The conventional wisdom for spaces lacking natural light, particularly basements, often leans towards light and airy. We’re told to fight the darkness with pale hues, hoping to bounce every available speck of light around the room. But what if the darkness itself holds the key to a more compelling, inviting, and deeply personal design? Many homeowners grapple with this very question, finding that the ubiquitous “light and bright” aesthetic feels uninspired, even boring, in their subterranean retreats. This sentiment echoes a growing desire to embrace the inherent qualities of a space, rather than relentlessly battling them. The result? A dramatic shift towards “dark and moody” design, transforming basements from overlooked areas into cozy, sophisticated sanctuaries.

This approach isn’t about creating a gloomy void; it’s about harnessing the unique atmosphere that a lack of natural light can provide. It’s about creating a sense of intimacy, drama, and comfort that lighter palettes often struggle to achieve. But how do you ensure your “dark and moody” basement feels like a luxurious haven, not a forgotten dungeon? It requires a strategic, intentional approach, moving beyond simply painting the walls a dark color.

The Power of Layered Lighting

Perhaps the most critical element in successfully designing a dark, moody space is lighting. Numerous discussions around this design choice highlight a universal truth: a single overhead fixture is the enemy of ambiance. In a basement with minimal natural light, this becomes even more pronounced. The key is layered lighting, creating multiple points of illumination that can be controlled and adjusted to suit the mood and activity.

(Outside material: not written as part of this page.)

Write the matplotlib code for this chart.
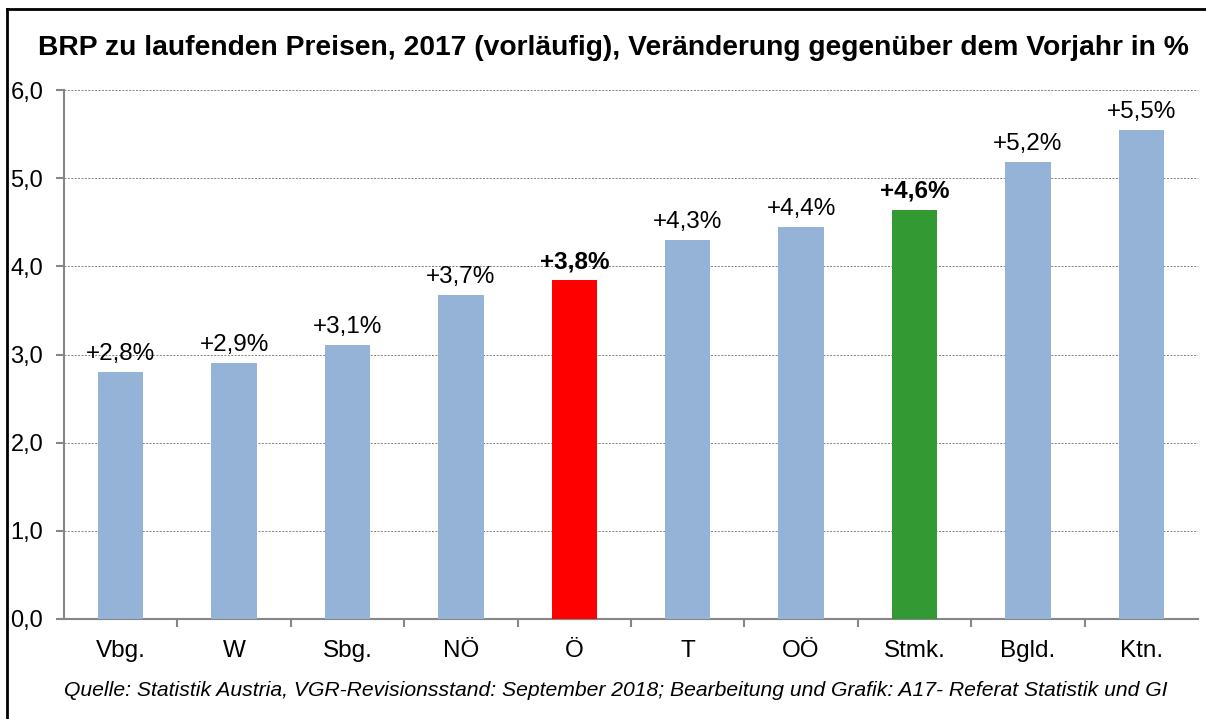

Think beyond the ceiling. Incorporate a variety of light sources:

  • Ambient Lighting: Strategically placed floor lamps and table lamps provide a warm, general glow.
  • Task Lighting: Consider wall sconces beside seating areas or task lamps for reading nooks.
  • Accent Lighting: Use subtle spotlights to highlight artwork or architectural features.

The goal is to avoid harsh shadows and create a soft, inviting radiance. Dimmers are your best friend here. They allow you to adjust the intensity of light, shifting the room’s mood from functional to cozy at a moment’s notice. Imagine a dimly lit evening gathering versus a bright afternoon reading session – the same space can transform entirely with the flick of a switch. This adaptability is crucial for making a dark room feel comfortable and usable at all times. For those looking to visualize this, our AI Room Design Tool can help experiment with various lighting scenarios in a virtual representation of your space.

Strategic Color Choices: Beyond Basic Black

When considering dark and moody palettes, the instinct might be to reach for pure black or stark charcoal. While these can be effective, they can also absorb light so completely that the room feels flat and lifeless. Instead, experts and experienced homeowners alike recommend exploring colors with warm undertones.

Consider these nuanced shades:

  • Deep, Warm Greens: Think forest green, olive, or even a rich emerald. These colors evoke nature and can feel incredibly grounding and sophisticated.
  • Earthy Browns and Bronzes: Shades like Sherwin-Williams Urbane Bronze offer a depth that’s both grounding and elegant. They can read as deep brown in brighter light and shift to a warm, almost greenish hue in lower light conditions.
  • Muted Teals and Deep Blues: These can provide a dramatic yet calming effect. Behr’s Ocean Abyss is a prime example of a dark teal that creates a luxurious atmosphere.
  • Warm Grays with Depth: Instead of a cool, stark gray, opt for those with hints of brown or green. Farrow & Ball’s Mizzle offers a softer, more nuanced take on a dark, earthy tone.

These colors provide the desired depth and mood without feeling oppressive. The subtle warmth in their undertones prevents them from feeling flat and allows them to interact beautifully with layered lighting. For a more in-depth exploration of color palettes, our AI Interior Design Styles can offer personalized recommendations.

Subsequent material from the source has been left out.